This is precisely the argument that Zizek has been making for a long time, and makes explicit in the seventh chapter of In Defense of Lost Causes: You can’t have the multitudes without the political space in which they act, that of the state (which is to be seized by the Party which would institute the dictatorship of the proletariat and transform the state accordingly). That is his criticism of Critchley, who he sees as leaving the everyday working of society and all that such work demands to the state in order to leave a space for alternative movements outside it. Zizek takes up Negri on the same point (although seeing far more potential in Negri’s formulation that in Critchley’s, who’s position he sees as “an almost perfect embodiment of the position to which my work is absolutely opposed” (DoLC, 339)), writing that “Negri’s motto ‘no governing without movements’ should therefore be countered with ‘no movements without governing,’ without a state power sustaining the space for movements” (377).
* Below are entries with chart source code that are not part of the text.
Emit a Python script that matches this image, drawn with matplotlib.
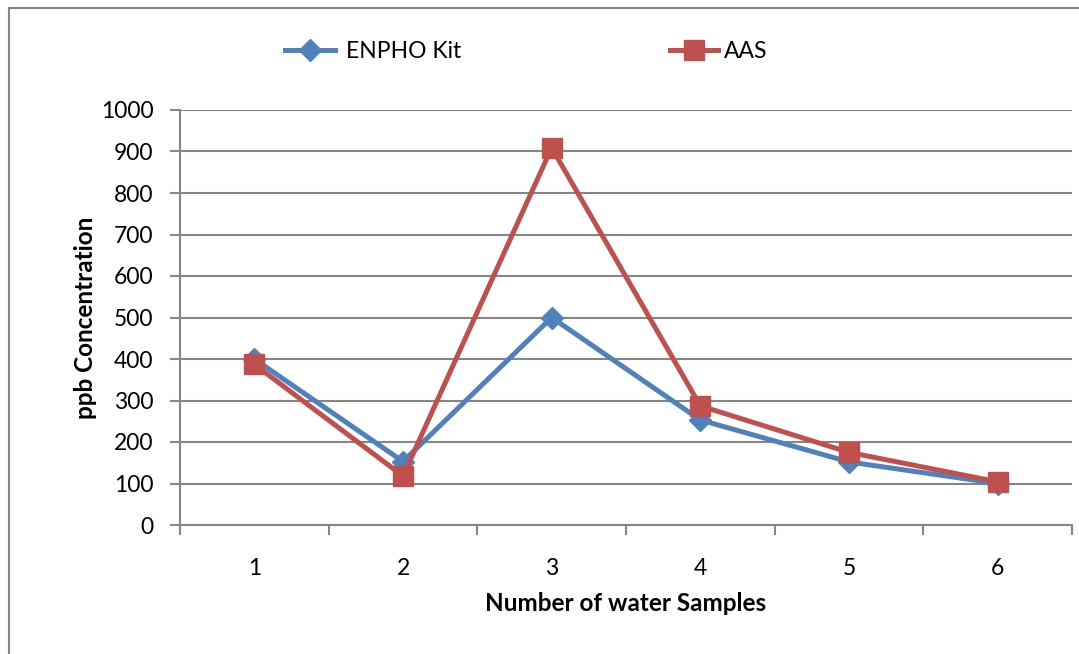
import matplotlib
matplotlib.use("Agg")
import matplotlib.pyplot as plt
from matplotlib.lines import Line2D

samples = ["1", "2", "3", "4", "5", "6"]
enpho = [400, 153, 500, 253, 152, 100]
aas = [387, 118, 909, 287, 175, 104]
yticks = [0, 100, 200, 300, 400, 500, 600, 700, 800, 900, 1000]

blue = "#4F81BD"
red = "#C0504D"
grid = "#868686"

plt.rcParams['font.family'] = ['Lato', 'DejaVu Sans']

fig = plt.figure(figsize=(10.79, 6.54), dpi=100)
ax = fig.add_axes([180/1079, 129/654, 892/1079, 415/654])

x = list(range(len(samples)))
ax.plot(x, enpho, color=blue, lw=3.6, marker="D", ms=11, mec=blue, mfc=blue,
        label="ENPHO Kit", zorder=3, solid_joinstyle="miter")
ax.plot(x, aas, color=red, lw=3.6, marker="s", ms=14, mec=red, mfc=red,
        label="AAS", zorder=4, solid_joinstyle="miter")

ax.set_xlim(-0.5, len(samples) - 0.5)
ax.set_ylim(0, 1000)
ax.set_yticks(yticks)
ax.set_yticklabels([str(v) for v in yticks])
ax.set_xticks(x)
ax.set_xticklabels(samples)
ax.set_xticks([i - 0.5 for i in range(len(samples) + 1)], minor=True)

ax.yaxis.grid(True, color=grid, lw=1.5)
ax.set_axisbelow(True)
for s in ["top", "right"]:
    ax.spines[s].set_visible(False)
for s in ["left", "bottom"]:
    ax.spines[s].set_color(grid)
    ax.spines[s].set_linewidth(1.5)

ax.tick_params(axis="y", which="major", length=7, width=1.5, color=grid,
               labelsize=16.5, pad=12)
ax.tick_params(axis="x", which="major", length=0, labelsize=16.5, pad=24)
ax.tick_params(axis="x", which="minor", length=7, width=1.5, color=grid)

ax.set_xlabel("Number of water Samples", fontsize=17.5, fontweight="bold", labelpad=9)
ax.set_ylabel("ppb Concentration", fontsize=17.5, fontweight="bold", labelpad=3)

h1 = Line2D([], [], color=blue, lw=3.6, marker="D", ms=11)
h2 = Line2D([], [], color=red, lw=3.6, marker="s", ms=14)
fig.legend([h1], ["ENPHO Kit"], loc="center left",
           bbox_to_anchor=(264/1079, 1 - 52/654), frameon=False,
           fontsize=16.5, handlelength=2.2, handletextpad=0.5)
fig.legend([h2], ["AAS"], loc="center left",
           bbox_to_anchor=(649/1079, 1 - 52/654), frameon=False,
           fontsize=16.5, handlelength=2.1, handletextpad=0.25)

fig.add_artist(Line2D([8.5/1079, 1], [1 - 7.5/654, 1 - 7.5/654], color=grid, lw=1.5,
                      transform=fig.transFigure))
fig.add_artist(Line2D([8.5/1079, 8.5/1079], [0, 1 - 7.5/654], color=grid, lw=1.5,
                      transform=fig.transFigure))

fig.savefig("out.png", dpi=100)
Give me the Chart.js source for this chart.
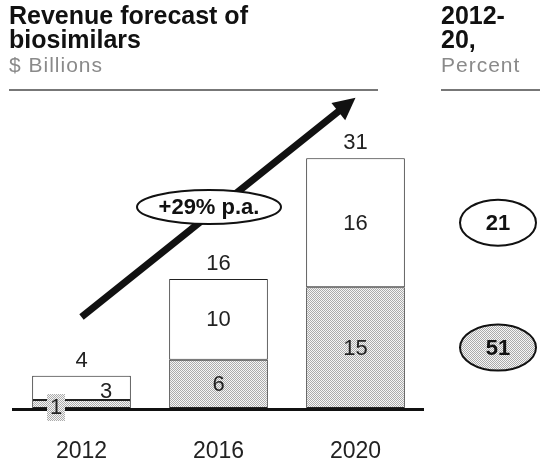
<!DOCTYPE html>
<html><head><meta charset="utf-8">
<script src="https://cdn.jsdelivr.net/npm/chart.js@4.4.0/dist/chart.umd.min.js"></script>
<style>html,body{margin:0;padding:0;background:#fff;}#wrap{width:540px;height:466px;position:relative;}</style>
</head><body><div id="wrap"><canvas id="c" width="540" height="466"></canvas></div>
<script>
// ---- data ----
const categories = ['2012', '2016', '2020'];
const grayValues = [1, 6, 15];     // lower (shaded) segment, $B
const whiteValues = [3, 10, 16];   // upper (white) segment, $B
const totals = [4, 16, 31];        // bar totals, $B
const cagrWhite = 21;              // 2012-20 CAGR of white segment, %
const cagrGray = 51;               // 2012-20 CAGR of shaded segment, %
const growthLabel = '+29% p.a.';
const titleLines = ['Revenue forecast of', 'biosimilars'];
const unitLabel = '$ Billions';
const rightTitleLines = ['2012-', '20,'];
const rightUnit = 'Percent';

// ---- styles ----
const FONT = '"Liberation Sans", Arial, Helvetica, sans-serif';
function makePattern() {
  const p = document.createElement('canvas');
  p.width = 2; p.height = 2;
  const g = p.getContext('2d');
  g.fillStyle = '#f6f6f6'; g.fillRect(0, 0, 2, 2);
  g.fillStyle = '#ababab'; g.fillRect(0, 0, 1, 1); g.fillRect(1, 1, 1, 1);
  return g.createPattern(p, 'repeat');
}
const grayPattern = makePattern();

const overlay = {
  id: 'overlay',
  afterDatasetsDraw(chart) {
    const ctx = chart.ctx;
    const xs = chart.scales.x, ys = chart.scales.y;
    const area = chart.chartArea;
    const base = ys.getPixelForValue(0);
    ctx.save();

    // axis line
    ctx.strokeStyle = '#111'; ctx.lineWidth = 3;
    ctx.beginPath(); ctx.moveTo(area.left - 1, base + 1.5); ctx.lineTo(area.right, base + 1.5); ctx.stroke();

    // category labels
    ctx.fillStyle = '#222'; ctx.font = '23px ' + FONT;
    ctx.textAlign = 'center'; ctx.textBaseline = 'alphabetic';
    categories.forEach((c, i) => ctx.fillText(c, xs.getPixelForValue(i), 458));

    const m0 = chart.getDatasetMeta(0).data, m1 = chart.getDatasetMeta(1).data;
    ctx.font = '22px ' + FONT; ctx.textBaseline = 'middle';
    categories.forEach((c, i) => {
      const g = m0[i], w = m1[i];
      const gh = g.base - g.y;
      if (gh >= 20) {
        ctx.fillStyle = '#222';
        ctx.fillText(String(grayValues[i]), g.x, (g.y + g.base) / 2 + 1);
      } else {
        const bx = g.x - 25.5, by = g.base - 1;
        ctx.fillStyle = grayPattern; ctx.fillRect(bx - 9, by - 13, 18, 27);
        ctx.fillStyle = '#222';
        ctx.fillText(String(grayValues[i]), bx, by + 1);
      }
      const wh = w.base - w.y;
      ctx.fillStyle = '#222';
      if (wh >= 30) ctx.fillText(String(whiteValues[i]), w.x, (w.y + w.base) / 2 + 1);
      else ctx.fillText(String(whiteValues[i]), w.x + 24.5, (w.y + w.base) / 2 + 4);
      ctx.textBaseline = 'alphabetic';
      ctx.fillText(String(totals[i]), w.x, w.y - 9);
      ctx.textBaseline = 'middle';
    });

    // growth arrow
    const x1 = xs.getPixelForValue(0), y1 = ys.getPixelForValue(11.3);
    const x2 = xs.getPixelForValue(2), y2 = ys.getPixelForValue(38.5);
    const ang = Math.atan2(y2 - y1, x2 - x1);
    const hl = 22, hw = 11;
    const bxp = x2 - hl * Math.cos(ang), byp = y2 - hl * Math.sin(ang);
    ctx.strokeStyle = '#111'; ctx.lineWidth = 7; ctx.lineCap = 'butt';
    ctx.beginPath(); ctx.moveTo(x1, y1); ctx.lineTo(bxp + 2 * Math.cos(ang), byp + 2 * Math.sin(ang)); ctx.stroke();
    ctx.fillStyle = '#111';
    ctx.beginPath();
    ctx.moveTo(x2, y2);
    ctx.lineTo(bxp + hw * Math.sin(ang), byp - hw * Math.cos(ang));
    ctx.lineTo(bxp - hw * Math.sin(ang), byp + hw * Math.cos(ang));
    ctx.closePath(); ctx.fill();

    // growth ellipse
    function ellipse(cx, cy, rx, ry, fill, text, font) {
      ctx.beginPath(); ctx.ellipse(cx, cy, rx, ry, 0, 0, Math.PI * 2);
      ctx.fillStyle = fill; ctx.fill();
      ctx.lineWidth = 2; ctx.strokeStyle = '#111'; ctx.stroke();
      ctx.fillStyle = '#111'; ctx.font = font; ctx.textAlign = 'center'; ctx.textBaseline = 'middle';
      ctx.fillText(text, cx, cy + 1);
    }
    ellipse(209, 207, 72, 17, '#fff', growthLabel, 'bold 22px ' + FONT);

    // CAGR ellipses aligned with 2020 segments
    const lw = m1[2], lg = m0[2];
    ellipse(498, (lw.y + lw.base) / 2, 38, 23, '#fff', String(cagrWhite), 'bold 22px ' + FONT);
    ellipse(498, (lg.y + lg.base) / 2, 38, 23, grayPattern, String(cagrGray), 'bold 22px ' + FONT);

    // headers
    ctx.textAlign = 'left'; ctx.textBaseline = 'alphabetic';
    ctx.fillStyle = '#111'; ctx.font = 'bold 25px ' + FONT;
    titleLines.forEach((t, k) => ctx.fillText(t, 9, 24 + k * 24));
    rightTitleLines.forEach((t, k) => ctx.fillText(t, 441, 24 + k * 24));
    ctx.fillStyle = '#8a8a8a'; ctx.font = '21px ' + FONT;
    ctx.letterSpacing = '1px';
    ctx.fillText(unitLabel, 9, 72);
    ctx.fillText(rightUnit, 441, 72);
    ctx.letterSpacing = '0px';
    ctx.strokeStyle = '#777'; ctx.lineWidth = 2;
    ctx.beginPath(); ctx.moveTo(9, 90); ctx.lineTo(378, 90); ctx.stroke();
    ctx.beginPath(); ctx.moveTo(441, 90); ctx.lineTo(540, 90); ctx.stroke();
    ctx.restore();
  }
};

new Chart(document.getElementById('c'), {
  type: 'bar',
  data: {
    labels: categories,
    datasets: [
      { label: 'shaded', data: grayValues, backgroundColor: grayPattern, borderColor: '#222', borderWidth: 1, borderSkipped: false },
      { label: 'white', data: whiteValues, backgroundColor: '#fff', borderColor: '#222', borderWidth: 1, borderSkipped: false }
    ]
  },
  options: {
    responsive: false, animation: false, devicePixelRatio: 1,
    layout: { padding: { left: 13, right: 116, top: 126, bottom: 58 } },
    datasets: { bar: { barPercentage: 0.72, categoryPercentage: 1 } },
    scales: {
      x: { stacked: true, display: false },
      y: { stacked: true, display: false, min: 0, max: 35 }
    },
    plugins: { legend: { display: false }, tooltip: { enabled: false }, title: { display: false } }
  },
  plugins: [overlay]
});
</script></body></html>
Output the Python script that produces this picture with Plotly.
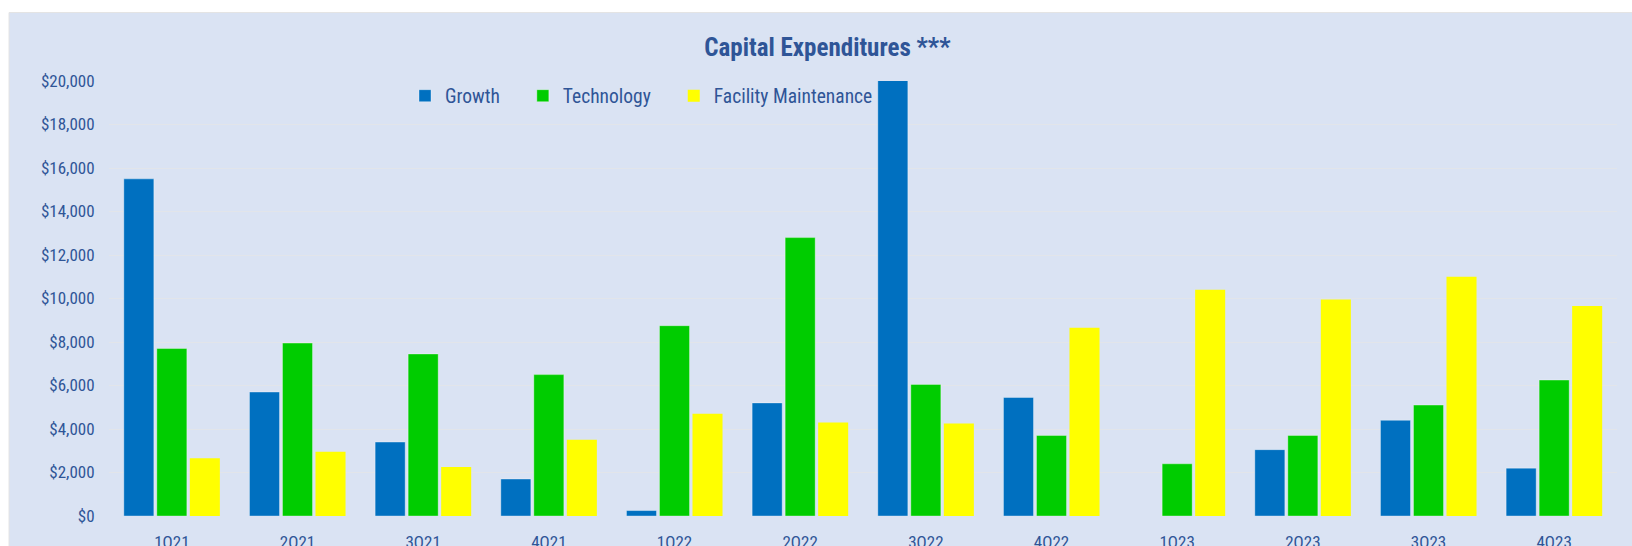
import plotly.graph_objects as go

quarters = ["1Q21", "2Q21", "3Q21", "4Q21", "1Q22", "2Q22", "3Q22", "4Q22",
            "1Q23", "2Q23", "3Q23", "4Q23"]
growth = [15500, 5700, 3400, 1700, 250, 5200, 20050, 5450, None, 3050, 4400, 2200]
technology = [7700, 7950, 7450, 6500, 8750, 12800, 6050, 3700, 2400, 3700, 5100, 6250]
facility = [2650, 2950, 2250, 3500, 4700, 4300, 4250, 8650, 10400, 9950, 11000, 9650]
series_names = ["Growth", "Technology", "Facility Maintenance"]

BG = "#DAE3F3"
TXT = "#2F5597"
FONT = "Liberation Sans Narrow, Roboto Condensed, Roboto, sans-serif"

W, H = 1632, 546
ML, MR, MT, MB = 109, 15, 81, 30
pw = W - ML - MR
ph = H - MT - MB

PAD = "\u00a0" * 4  # extra spacing between legend entries

fig = go.Figure()
edge = dict(width=1, color="rgba(255,255,255,0.35)")
fig.add_trace(go.Bar(name=series_names[0] + PAD, x=quarters, y=growth,
                     marker=dict(color="#0070C0", line=edge)))
fig.add_trace(go.Bar(name=series_names[1] + PAD, x=quarters, y=technology,
                     marker=dict(color="#00CC00", line=edge)))
fig.add_trace(go.Bar(name=series_names[2], x=quarters, y=facility,
                     marker=dict(color="#FFFF00", line=dict(width=0))))

# panel background
fig.add_shape(type="rect", xref="paper", yref="paper", layer="below",
              x0=(9 - ML) / pw, x1=(W + 5 - ML) / pw,
              y0=-(MB + 10) / ph, y1=(ph + MT - 12.5) / ph,
              fillcolor=BG, line=dict(color="#E4E4E4", width=1))

fig.update_layout(
    width=W, height=H,
    template="none",
    paper_bgcolor="white",
    plot_bgcolor="rgba(0,0,0,0)",
    margin=dict(l=ML, r=MR, t=MT, b=MB, pad=0),
    barmode="group",
    bargap=0.212,
    bargroupgap=0.09,
    font=dict(family=FONT, color=TXT, size=16),
    title=dict(text="<b>Capital Expenditures ***</b>", xref="container", x=0.507,
               xanchor="center", yref="container", y=1 - 47 / H, yanchor="middle",
               font=dict(family=FONT, size=25, color=TXT)),
    legend=dict(orientation="h", xref="paper", yref="paper",
                x=(405 - ML) / pw, xanchor="left", y=(ph + MT - 96) / ph, yanchor="middle",
                bgcolor="rgba(0,0,0,0)", font=dict(family=FONT, size=19.5, color=TXT)),
    xaxis=dict(showgrid=False, showline=False, zeroline=False, automargin=False,
               ticks="outside", ticklen=11, tickcolor="rgba(0,0,0,0)",
               tickfont=dict(family=FONT, size=17, color=TXT)),
    yaxis=dict(range=[0, 20000], dtick=2000, tickprefix="$", tickformat=",",
               showgrid=True, gridcolor="#E2E5EA", gridwidth=1, zeroline=False,
               showline=False, automargin=False,
               ticks="outside", ticklen=10, tickcolor="rgba(0,0,0,0)",
               tickfont=dict(family=FONT, size=17, color=TXT)),
)

fig.write_html("out.html", config={"displayModeBar": False},
               post_script="document.body.style.margin='0';document.body.style.overflow='hidden';")
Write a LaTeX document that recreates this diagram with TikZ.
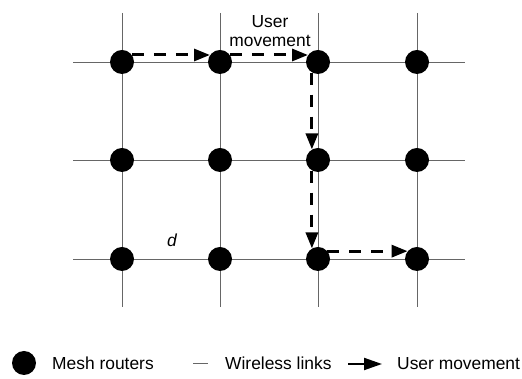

This is because for Zizek there is no possibility of a direct democracy. He holds (and has since at least the first chapter of SOI) that there has to be a minimum of alienation for people to be free. That is, you don’t know what you want or need, you don’t know what you desire, and so need an other to make this desire explicit (by returning your own messages to you, of course). Perhaps this is what Turkle means when she writes “the institution protects the individual analyst from what might be intolerable personal pressures if all there was in psychoanalysis was relationships between individuals” (quoted above). Based on how Zizek describes Levinas, this sounds like the impasse of a politics of ‘respect for the other’ – if you have to approach each and every person that you meet as a singularity, you would be emotionally drained after just a few encounters. Getting a coffee would become a huge ordeal. Without a shared space where there are shared assumptions you couldn’t get anything done in multiple person-to-person relationships, let alone on a mass scale.

The solution that Z gives to the problem of being left is, of course, to start a mass party. The problem from there is how to do that at home, which of course only those of us at home can solve…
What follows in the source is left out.